The song is featured in the fourth season finale of the Netflix series Stranger Things, where the character Eddie Munson is seen playing the track in the Upside Down to attract the Demobats. The band said they were "blown away" by the scene. As happened with Kate Bush's "Running Up That Hill", which was also featured in the season, the song regained popularity and started charting again following the release of the finale, notably entering the U.S. and UK charts for the first time since the song's original 1986 release.
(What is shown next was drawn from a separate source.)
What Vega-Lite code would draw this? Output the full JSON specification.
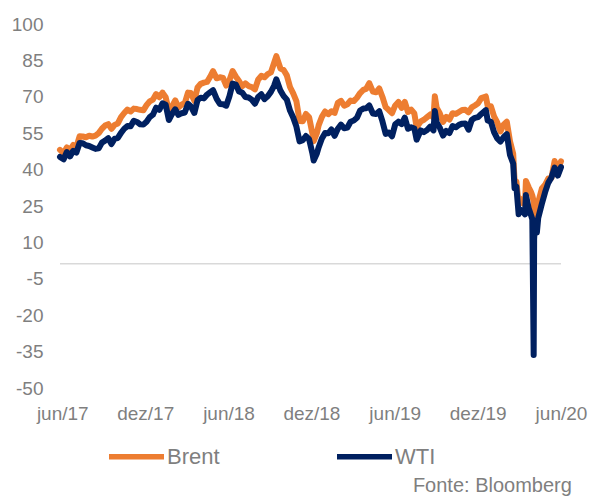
{
  "$schema": "https://vega.github.io/schema/vega-lite/v6.json",
  "width": 501,
  "height": 364,
  "autosize": {"type": "none"},
  "padding": {"left": 60, "top": 21, "right": 32, "bottom": 113},
  "background": "white",
  "config": {"view": {"stroke": null}, "font": "Liberation Sans"},
  "title": {"text": "Fonte: Bloomberg", "orient": "bottom", "anchor": "end", "fontSize": 20, "fontWeight": "normal", "color": "#7f7f7f", "font": "Liberation Sans", "offset": 8, "dx": -15},
  "layer": [
    {
      "data": {"values": [{"v": 0}]},
      "mark": {"type": "rule", "color": "#d9d9d9", "strokeWidth": 1.5},
      "encoding": {
        "y": {
          "field": "v", "type": "quantitative",
          "scale": {"domain": [-50, 100], "nice": false, "zero": false},
          "axis": {
            "title": null, "domain": false, "ticks": false, "grid": false,
            "values": [-50, -35, -20, -5, 10, 25, 40, 55, 70, 85, 100],
            "labelExpr": "'' + datum.value",
            "labelFontSize": 19, "labelColor": "#7f7f7f", "labelPadding": 17,
            "labelOffset": 3, "labelFlush": false, "labelOverlap": false
          }
        }
      }
    },
    {
      "data": {"values": [
        {"d":"2017-06-15","Brent":46.9,"WTI":44.0},
        {"d":"2017-06-23","Brent":45.5,"WTI":43.0},
        {"d":"2017-06-30","Brent":47.9,"WTI":46.0},
        {"d":"2017-07-07","Brent":46.7,"WTI":44.2},
        {"d":"2017-07-14","Brent":48.9,"WTI":46.5},
        {"d":"2017-07-21","Brent":48.1,"WTI":45.8},
        {"d":"2017-07-28","Brent":52.5,"WTI":49.7},
        {"d":"2017-08-04","Brent":52.4,"WTI":49.6},
        {"d":"2017-08-11","Brent":52.1,"WTI":48.8},
        {"d":"2017-08-18","Brent":52.7,"WTI":48.5},
        {"d":"2017-08-25","Brent":52.4,"WTI":47.9},
        {"d":"2017-09-01","Brent":52.8,"WTI":47.3},
        {"d":"2017-09-08","Brent":53.8,"WTI":47.5},
        {"d":"2017-09-15","Brent":55.6,"WTI":49.9},
        {"d":"2017-09-22","Brent":56.9,"WTI":50.7},
        {"d":"2017-09-29","Brent":57.5,"WTI":51.7},
        {"d":"2017-10-06","Brent":55.6,"WTI":49.3},
        {"d":"2017-10-13","Brent":57.2,"WTI":51.5},
        {"d":"2017-10-20","Brent":57.8,"WTI":51.8},
        {"d":"2017-10-27","Brent":60.4,"WTI":53.9},
        {"d":"2017-11-03","Brent":62.1,"WTI":55.6},
        {"d":"2017-11-10","Brent":63.5,"WTI":56.7},
        {"d":"2017-11-17","Brent":62.7,"WTI":56.6},
        {"d":"2017-11-24","Brent":63.9,"WTI":58.9},
        {"d":"2017-12-01","Brent":63.7,"WTI":58.4},
        {"d":"2017-12-08","Brent":63.4,"WTI":57.4},
        {"d":"2017-12-15","Brent":63.2,"WTI":57.3},
        {"d":"2017-12-22","Brent":65.3,"WTI":58.5},
        {"d":"2017-12-29","Brent":66.9,"WTI":60.4},
        {"d":"2018-01-05","Brent":67.6,"WTI":61.4},
        {"d":"2018-01-12","Brent":69.9,"WTI":64.3},
        {"d":"2018-01-19","Brent":68.6,"WTI":63.4},
        {"d":"2018-01-26","Brent":70.5,"WTI":66.1},
        {"d":"2018-02-02","Brent":68.6,"WTI":65.5},
        {"d":"2018-02-09","Brent":62.8,"WTI":59.2},
        {"d":"2018-02-16","Brent":64.8,"WTI":61.7},
        {"d":"2018-02-23","Brent":67.3,"WTI":63.6},
        {"d":"2018-03-02","Brent":64.4,"WTI":61.3},
        {"d":"2018-03-09","Brent":65.5,"WTI":62.0},
        {"d":"2018-03-16","Brent":66.2,"WTI":62.3},
        {"d":"2018-03-23","Brent":70.5,"WTI":65.9},
        {"d":"2018-03-29","Brent":70.3,"WTI":64.9},
        {"d":"2018-04-06","Brent":67.1,"WTI":62.1},
        {"d":"2018-04-13","Brent":72.6,"WTI":67.4},
        {"d":"2018-04-20","Brent":74.1,"WTI":68.4},
        {"d":"2018-04-27","Brent":74.6,"WTI":68.1},
        {"d":"2018-05-04","Brent":74.9,"WTI":69.7},
        {"d":"2018-05-11","Brent":77.1,"WTI":70.7},
        {"d":"2018-05-17","Brent":79.3,"WTI":71.5},
        {"d":"2018-05-25","Brent":76.4,"WTI":67.9},
        {"d":"2018-06-01","Brent":76.8,"WTI":65.8},
        {"d":"2018-06-08","Brent":76.5,"WTI":65.7},
        {"d":"2018-06-15","Brent":73.4,"WTI":65.1},
        {"d":"2018-06-22","Brent":75.6,"WTI":69.0},
        {"d":"2018-06-29","Brent":79.4,"WTI":74.2},
        {"d":"2018-07-06","Brent":77.1,"WTI":73.8},
        {"d":"2018-07-13","Brent":75.3,"WTI":71.0},
        {"d":"2018-07-20","Brent":73.1,"WTI":70.5},
        {"d":"2018-07-27","Brent":74.3,"WTI":68.7},
        {"d":"2018-08-03","Brent":73.2,"WTI":68.5},
        {"d":"2018-08-10","Brent":72.8,"WTI":67.6},
        {"d":"2018-08-17","Brent":71.8,"WTI":65.9},
        {"d":"2018-08-24","Brent":75.8,"WTI":68.7},
        {"d":"2018-08-31","Brent":77.4,"WTI":69.8},
        {"d":"2018-09-07","Brent":76.8,"WTI":67.8},
        {"d":"2018-09-14","Brent":78.1,"WTI":69.0},
        {"d":"2018-09-21","Brent":78.8,"WTI":70.8},
        {"d":"2018-09-28","Brent":82.7,"WTI":73.3},
        {"d":"2018-10-03","Brent":85.5,"WTI":76.0},
        {"d":"2018-10-12","Brent":80.4,"WTI":71.3},
        {"d":"2018-10-19","Brent":79.8,"WTI":69.1},
        {"d":"2018-10-26","Brent":77.6,"WTI":67.6},
        {"d":"2018-11-02","Brent":72.8,"WTI":63.1},
        {"d":"2018-11-09","Brent":70.2,"WTI":60.2},
        {"d":"2018-11-16","Brent":67.0,"WTI":56.5},
        {"d":"2018-11-23","Brent":58.8,"WTI":50.4},
        {"d":"2018-11-30","Brent":58.7,"WTI":50.9},
        {"d":"2018-12-07","Brent":61.7,"WTI":52.6},
        {"d":"2018-12-14","Brent":60.3,"WTI":51.2},
        {"d":"2018-12-21","Brent":53.8,"WTI":45.6},
        {"d":"2018-12-24","Brent":50.5,"WTI":42.5},
        {"d":"2018-12-31","Brent":53.8,"WTI":45.4},
        {"d":"2019-01-04","Brent":57.1,"WTI":48.0},
        {"d":"2019-01-11","Brent":60.5,"WTI":51.6},
        {"d":"2019-01-18","Brent":62.7,"WTI":53.8},
        {"d":"2019-01-25","Brent":61.6,"WTI":53.7},
        {"d":"2019-02-01","Brent":62.8,"WTI":55.3},
        {"d":"2019-02-08","Brent":62.1,"WTI":52.7},
        {"d":"2019-02-15","Brent":66.3,"WTI":55.6},
        {"d":"2019-02-22","Brent":67.1,"WTI":57.3},
        {"d":"2019-03-01","Brent":65.1,"WTI":55.8},
        {"d":"2019-03-08","Brent":65.7,"WTI":56.1},
        {"d":"2019-03-15","Brent":67.2,"WTI":58.5},
        {"d":"2019-03-22","Brent":67.0,"WTI":59.0},
        {"d":"2019-03-29","Brent":68.4,"WTI":60.1},
        {"d":"2019-04-05","Brent":70.3,"WTI":63.1},
        {"d":"2019-04-12","Brent":71.6,"WTI":63.9},
        {"d":"2019-04-18","Brent":72.0,"WTI":64.0},
        {"d":"2019-04-25","Brent":74.4,"WTI":65.2},
        {"d":"2019-05-03","Brent":70.9,"WTI":61.9},
        {"d":"2019-05-10","Brent":70.6,"WTI":61.7},
        {"d":"2019-05-17","Brent":72.2,"WTI":62.8},
        {"d":"2019-05-24","Brent":68.7,"WTI":58.6},
        {"d":"2019-05-31","Brent":64.5,"WTI":53.5},
        {"d":"2019-06-07","Brent":63.3,"WTI":54.0},
        {"d":"2019-06-14","Brent":62.0,"WTI":52.5},
        {"d":"2019-06-21","Brent":65.2,"WTI":57.4},
        {"d":"2019-06-28","Brent":66.6,"WTI":58.5},
        {"d":"2019-07-05","Brent":64.2,"WTI":57.5},
        {"d":"2019-07-12","Brent":66.7,"WTI":60.2},
        {"d":"2019-07-19","Brent":62.5,"WTI":55.6},
        {"d":"2019-07-26","Brent":63.5,"WTI":56.2},
        {"d":"2019-08-02","Brent":61.9,"WTI":55.7},
        {"d":"2019-08-07","Brent":56.2,"WTI":51.1},
        {"d":"2019-08-16","Brent":58.6,"WTI":54.9},
        {"d":"2019-08-23","Brent":59.3,"WTI":54.2},
        {"d":"2019-08-30","Brent":60.4,"WTI":55.1},
        {"d":"2019-09-06","Brent":61.5,"WTI":56.5},
        {"d":"2019-09-13","Brent":60.2,"WTI":54.9},
        {"d":"2019-09-16","Brent":69.0,"WTI":62.9},
        {"d":"2019-09-20","Brent":64.3,"WTI":58.1},
        {"d":"2019-09-27","Brent":61.9,"WTI":56.0},
        {"d":"2019-10-04","Brent":58.4,"WTI":52.8},
        {"d":"2019-10-11","Brent":60.5,"WTI":54.7},
        {"d":"2019-10-18","Brent":59.4,"WTI":53.8},
        {"d":"2019-10-25","Brent":62.0,"WTI":56.7},
        {"d":"2019-11-01","Brent":61.7,"WTI":56.2},
        {"d":"2019-11-08","Brent":62.5,"WTI":57.2},
        {"d":"2019-11-15","Brent":63.3,"WTI":57.7},
        {"d":"2019-11-22","Brent":63.4,"WTI":57.8},
        {"d":"2019-11-29","Brent":62.4,"WTI":55.2},
        {"d":"2019-12-06","Brent":64.4,"WTI":59.2},
        {"d":"2019-12-13","Brent":65.2,"WTI":60.1},
        {"d":"2019-12-20","Brent":66.1,"WTI":60.4},
        {"d":"2019-12-27","Brent":68.2,"WTI":61.7},
        {"d":"2020-01-06","Brent":68.9,"WTI":63.3},
        {"d":"2020-01-10","Brent":65.0,"WTI":59.0},
        {"d":"2020-01-17","Brent":64.9,"WTI":58.5},
        {"d":"2020-01-24","Brent":60.7,"WTI":54.2},
        {"d":"2020-01-31","Brent":58.2,"WTI":51.6},
        {"d":"2020-02-07","Brent":54.5,"WTI":50.3},
        {"d":"2020-02-14","Brent":57.3,"WTI":52.1},
        {"d":"2020-02-21","Brent":58.5,"WTI":53.4},
        {"d":"2020-02-28","Brent":50.5,"WTI":44.8},
        {"d":"2020-03-06","Brent":45.3,"WTI":41.3},
        {"d":"2020-03-09","Brent":34.4,"WTI":31.1},
        {"d":"2020-03-13","Brent":33.9,"WTI":31.7},
        {"d":"2020-03-18","Brent":24.9,"WTI":20.4},
        {"d":"2020-03-20","Brent":27.0,"WTI":22.4},
        {"d":"2020-03-27","Brent":24.9,"WTI":21.5},
        {"d":"2020-04-01","Brent":24.7,"WTI":20.3},
        {"d":"2020-04-03","Brent":34.1,"WTI":28.3},
        {"d":"2020-04-09","Brent":31.5,"WTI":22.8},
        {"d":"2020-04-14","Brent":29.6,"WTI":20.1},
        {"d":"2020-04-17","Brent":28.1,"WTI":18.3},
        {"d":"2020-04-20","Brent":25.6,"WTI":-37.6},
        {"d":"2020-04-21","Brent":19.3,"WTI":10.0},
        {"d":"2020-04-22","Brent":20.4,"WTI":13.8},
        {"d":"2020-04-24","Brent":21.4,"WTI":16.9},
        {"d":"2020-04-27","Brent":20.0,"WTI":12.8},
        {"d":"2020-04-30","Brent":25.3,"WTI":18.8},
        {"d":"2020-05-08","Brent":31.0,"WTI":24.7},
        {"d":"2020-05-15","Brent":32.5,"WTI":29.4},
        {"d":"2020-05-22","Brent":35.1,"WTI":33.3},
        {"d":"2020-05-29","Brent":35.3,"WTI":35.5},
        {"d":"2020-06-05","Brent":42.3,"WTI":39.6},
        {"d":"2020-06-12","Brent":38.7,"WTI":36.3},
        {"d":"2020-06-19","Brent":42.2,"WTI":39.8}
      ]},
      "transform": [{"fold": ["Brent", "WTI"], "as": ["serie", "valor"]}],
      "mark": {"type": "line", "strokeWidth": 6, "strokeCap": "round", "strokeJoin": "round"},
      "encoding": {
        "x": {
          "field": "d", "type": "temporal",
          "scale": {"type": "utc", "domain": [{"year": 2017, "month": 6, "date": 15, "utc": true}, {"year": 2020, "month": 6, "date": 19, "utc": true}]},
          "axis": {
            "title": null, "domain": false, "ticks": false, "grid": false,
            "values": [
              {"year": 2017, "month": 6, "date": 20, "utc": true},
              {"year": 2017, "month": 12, "date": 19, "utc": true},
              {"year": 2018, "month": 6, "date": 20, "utc": true},
              {"year": 2018, "month": 12, "date": 19, "utc": true},
              {"year": 2019, "month": 6, "date": 20, "utc": true},
              {"year": 2019, "month": 12, "date": 19, "utc": true},
              {"year": 2020, "month": 6, "date": 19, "utc": true}
            ],
            "labelExpr": "(utcmonth(datum.value) == 5 ? 'jun' : 'dez') + '/' + utcFormat(datum.value, '%y')",
            "labelFontSize": 19, "labelColor": "#7f7f7f", "labelPadding": 19,
            "labelFlush": false, "labelOverlap": false, "labelBound": false
          }
        },
        "y": {
          "field": "valor", "type": "quantitative",
          "scale": {"domain": [-50, 100], "nice": false, "zero": false},
          "axis": {
            "title": null, "domain": false, "ticks": false, "grid": false,
            "values": [-50, -35, -20, -5, 10, 25, 40, 55, 70, 85, 100],
            "labelExpr": "'' + datum.value",
            "labelFontSize": 19, "labelColor": "#7f7f7f", "labelPadding": 17,
            "labelOffset": 3, "labelFlush": false, "labelOverlap": false
          }
        },
        "color": {
          "field": "serie", "type": "nominal",
          "scale": {"domain": ["Brent", "WTI"], "range": ["#ED7D31", "#002060"]},
          "legend": {
            "orient": "none", "direction": "horizontal", "legendX": 46, "legendY": 405,
            "title": null, "symbolType": "stroke", "symbolSize": 3025, "symbolStrokeWidth": 5.5,
            "labelFontSize": 22, "labelColor": "#7f7f7f", "labelOffset": 0, "columnPadding": 106,
            "labelFont": "Liberation Sans"
          }
        }
      }
    }
  ]
}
It then peaked at number four in the Netherlands.

==Track listing==

French 7" single
| No. | Title | Music | Length |
|---|---|---|---|
| 1. | "Master of Puppets" (7" Edit) | Hetfield; Lars Ulrich; Cliff Burton; Kirk Hammett; | 3:27 |
| 2. | "Welcome Home (Sanitarium)" | Hetfield; Ulrich; Hammett; | 4:06 |

== Personnel ==

Credits are adapted from Master of Puppetss liner notes.

Metallica

- James Hetfield – lead vocals, rhythm guitar, 1st guitar solo
- Lars Ulrich – drums, percussion
- Cliff Burton – bass, backing vocals
- Kirk Hammett – lead guitar, 2nd guitar solo

Production

- Metallica – production
- Flemming Rasmussen – production, engineering
- Andy Wroblewski – assistant engineer
- Michael Wagener – mixing
- Mark Wilzcak – assistant mixing engineer
- George Marino – mastering, remastering on 1995 re-release
- Howie Weinberg, Gentry Studer – 2017 remastering

==Charts==

===Weekly charts===

Weekly chart performance for "Master of Puppets"
| Chart (2022) | Peak position |
|---|---|
| Australia (ARIA) | 19 |
| Canada Hot 100 (Billboard) | 32 |
| Czech Republic Singles Digital (ČNS IFPI) | 80 |
| France (SNEP) | 185 |
| Germany (GfK) | 100 |
| Global 200 (Billboard) | 20 |
| Greece International (IFPI) | 12 |
| Hungary (Single Top 40) | 13 |
| Iceland (Tónlistinn) | 16 |
| Ireland (IRMA) | 24 |
| Lithuania (AGATA) | 32 |
| Netherlands (Single Tip) | 4 |
| New Zealand (Recorded Music NZ) | 17 |
| Portugal (AFP) | 47 |
| Slovakia (Singles Digitál Top 100) | 68 |
| Sweden (Sverigetopplistan) | 69 |
| UK Singles (Official Charts) | 22 |
| UK Rock & Metal (Official Charts) | 1 |
| US Billboard Hot 100 | 35 |
| US Hot Rock & Alternative Songs (Billboard) | 5 |
| US Rock & Alternative Airplay (Billboard) | 22 |

===Year-end charts===

Year-end chart performance for "Master of Puppets"
| Chart (2022) | Position |
|---|---|
| US Hot Rock & Alternative Songs (Billboard) | 22 |

==Certifications==

Certifications for "Master of Puppets"
| Region | Certification | Certified units/sales |
| Australia (ARIA) | 3× Platinum | 210,000^{‡} |
| Denmark (IFPI Danmark) | Gold | 45,000^{‡} |
| Germany (BVMI) | Gold | 300,000^{‡} |
| Italy (FIMI) | Gold | 25,000^{‡} |
| New Zealand (RMNZ) | 3× Platinum | 90,000^{‡} |
| Portugal (AFP) | Platinum | 40,000^{‡} |
| Spain (Promusicae) | Platinum | 60,000^{‡} |
| United Kingdom (BPI) | Platinum | 600,000^{‡} |
| United States (RIAA) | 3× Platinum | 3,000,000^{‡} |
Streaming
| Greece (IFPI Greece) | Platinum | 2,000,000^{†} |
^{‡} Sales+streaming figures based on certification alone. ^{†} Streaming-only figures based on certification alone.